Vers 1940, Prinet se retire à Bourbonne-les-Bains, une petite ville thermale de Haute-Marne où il possède une résidence. Ce retour en Franche-Comté, loin de l’agitation parisienne, reflète son attachement à ses racines. Il y peint ses dernières toiles, des paysages intimistes aux tons doux, où la lumière déclinante évoque une méditation sur le temps. Il meurt le 26 janvier 1946, à 85 ans, et est inhumé auprès de Jeanne dans le cimetière local. Sans descendants, son legs artistique repose sur ses œuvres, dispersées dans les musées et les collections privées.
L’héritage de Prinet est multiple.
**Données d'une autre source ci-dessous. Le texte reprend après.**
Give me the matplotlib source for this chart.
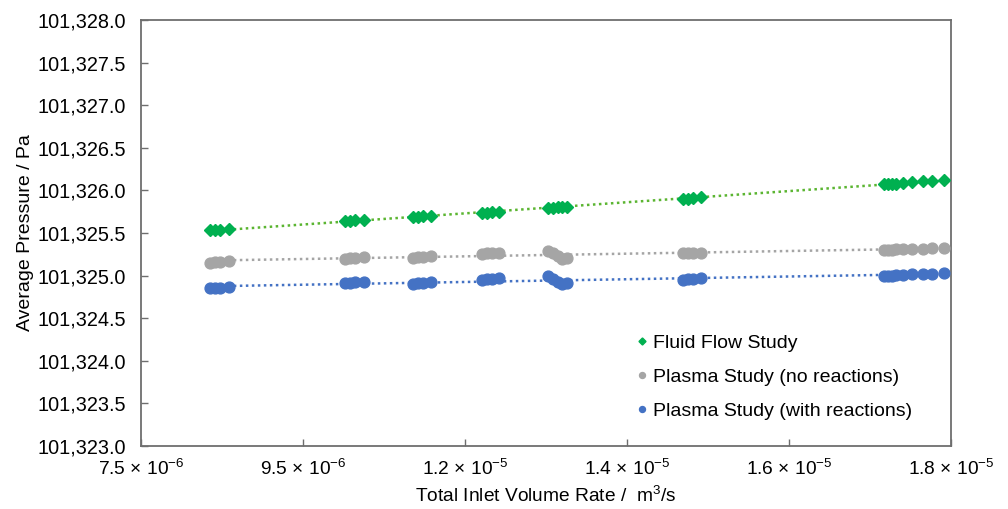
import matplotlib.pyplot as plt
import numpy as np

plt.rcParams['font.family'] = 'Liberation Sans'
plt.rcParams['mathtext.fontset'] = 'custom'
plt.rcParams['mathtext.rm'] = 'Liberation Sans'
plt.rcParams['mathtext.it'] = 'Liberation Sans:italic'

# inlet volume rate, in units of 1e-6 m3/s
flow_rate = np.array([
    8.35, 8.41, 8.47, 8.59,
    10.02, 10.08, 10.14, 10.25,
    10.86, 10.92, 10.98, 11.08,
    11.71, 11.77, 11.83, 11.92,
    12.52, 12.59, 12.65, 12.70, 12.76,
    14.19, 14.25, 14.31, 14.41,
    16.67, 16.72, 16.77, 16.82, 16.91, 17.02, 17.15, 17.27, 17.41,
]) * 1e-6

fluid_flow = 101000 + np.array([
    325.53, 325.53, 325.54, 325.55,
    325.64, 325.64, 325.65, 325.65,
    325.69, 325.69, 325.70, 325.70,
    325.74, 325.74, 325.75, 325.75,
    325.79, 325.79, 325.80, 325.80, 325.81,
    325.90, 325.90, 325.91, 325.92,
    326.07, 326.07, 326.08, 326.08, 326.09, 326.10, 326.11, 326.11, 326.12,
])

plasma_no_react = 101000 + np.array([
    325.15, 325.16, 325.16, 325.17,
    325.20, 325.21, 325.21, 325.22,
    325.21, 325.22, 325.22, 325.23,
    325.25, 325.26, 325.26, 325.27,
    325.29, 325.26, 325.23, 325.20, 325.21,
    325.26, 325.26, 325.27, 325.27,
    325.30, 325.30, 325.30, 325.31, 325.31, 325.31, 325.31, 325.32, 325.32,
])

plasma_react = 101000 + np.array([
    324.85, 324.86, 324.86, 324.87,
    324.91, 324.91, 324.92, 324.92,
    324.90, 324.91, 324.91, 324.92,
    324.95, 324.96, 324.96, 324.97,
    325.00, 324.96, 324.92, 324.90, 324.91,
    324.95, 324.96, 324.96, 324.97,
    325.00, 325.00, 325.00, 325.01, 325.01, 325.02, 325.02, 325.02, 325.03,
])

x_ticks = [7.5e-6, 9.5e-6, 11.5e-6, 13.5e-6, 15.5e-6, 17.5e-6]
x_tick_labels = ['7.5 × 10$^{-6}$', '9.5 × 10$^{-6}$', '1.2 × 10$^{-5}$',
                 '1.4 × 10$^{-5}$', '1.6 × 10$^{-5}$', '1.8 × 10$^{-5}$']
y_ticks = np.arange(101323.0, 101328.01, 0.5)

fig = plt.figure(figsize=(10.08, 5.09), dpi=100)
ax = fig.add_axes([141 / 1008, 1 - 446 / 509, 810 / 1008, 426 / 509])

series = [
    (fluid_flow, 'Fluid Flow Study', '#00B050', '#5BB531', 'D', 6.5),
    (plasma_no_react, 'Plasma Study (no reactions)', '#A5A5A5', '#A5A5A5', 'o', 7.8),
    (plasma_react, 'Plasma Study (with reactions)', '#4472C4', '#4472C4', 'o', 7.8),
]

for values, label, color, trend_color, marker, ms in series:
    coef = np.polyfit(flow_rate, values, 1)
    xs = np.array([flow_rate.min(), flow_rate.max()])
    ax.plot(xs, np.polyval(coef, xs), color=trend_color, lw=1.8,
            linestyle=(0, (1, 1.4)), zorder=2)
    ax.plot(flow_rate, values, linestyle='none', marker=marker, ms=ms,
            color=color, mec=color, label=label, zorder=3)

ax.set_xlim(7.5e-6, 17.5e-6)
ax.set_ylim(101323.0, 101328.0)
ax.set_xticks(x_ticks)
ax.set_xticklabels(x_tick_labels)
ax.set_yticks(y_ticks)
ax.set_yticklabels([f'{v:,.1f}' for v in y_ticks])

for s in ax.spines.values():
    s.set_color('#6E6E6E')
    s.set_linewidth(1.3)
ax.tick_params(direction='in', length=5, width=1, color='#6E6E6E')
ax.tick_params(axis='y', labelsize=14.3, pad=11)
ax.tick_params(axis='x', labelsize=13.8, pad=9)

ax.set_xlabel('Total Inlet Volume Rate /  m$^{3}$/s', fontsize=13.8, labelpad=5)
ax.set_ylabel('Average Pressure / Pa', fontsize=14, labelpad=2)

ax.legend(loc='center left', bbox_to_anchor=(626 / 1008, 1 - 377 / 509),
          bbox_transform=fig.transFigure, frameon=False, fontsize=14,
          handlelength=0.6, handletextpad=0.3, labelspacing=0.85,
          markerscale=0.55, borderpad=0)

fig.savefig('out.png', dpi=100)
Ses toiles, conservées au Musée d’Orsay (La Sonate à Kreutzer), au Musée des Beaux-Arts de Caen (La Plage de Cabourg), à Bordeaux (Le Bal), à Bruxelles (La Confidence), et dans des institutions moins connues comme le Musée de Belfort, incarnent un pont entre l’académisme et la modernité. Son style, qui marie la rigueur réaliste à des touches impressionnistes, influence les peintres de genre du XXe siècle, comme Édouard Vuillard ou Pierre Bonnard, bien que Prinet reste moins célébré. Les critiques de l’époque, comme Germain Bazin, louent sa capacité à « saisir l’âme d’une société » à travers des scènes apparemment banales. À Cabourg, son œuvre est indissociable de l’imaginaire balnéaire, et des expositions locales, comme celle de 1961 pour son centenaire, ont ravivé son aura.
Prinet est le peintre d’un temps retrouvé, pour reprendre l’expression proustienne. Ses toiles, qu’il s’agisse des intérieurs bourgeois, des plages normandes ou des fresques décoratives, traduisent une époque de contrastes : la frivolité de la Belle Époque, les tensions de la guerre, et la quête d’une vérité humaine. Sa carrière, qui s’étend sur six décennies, reflète une constance rare, alliée à une curiosité intellectuelle qui le pousse à explorer la peinture, l’illustration, l’enseignement et la théorie. Aujourd’hui, Prinet demeure une figure discrète mais essentielle de l’art français, dont les œuvres invitent à redécouvrir la richesse d’une période charnière.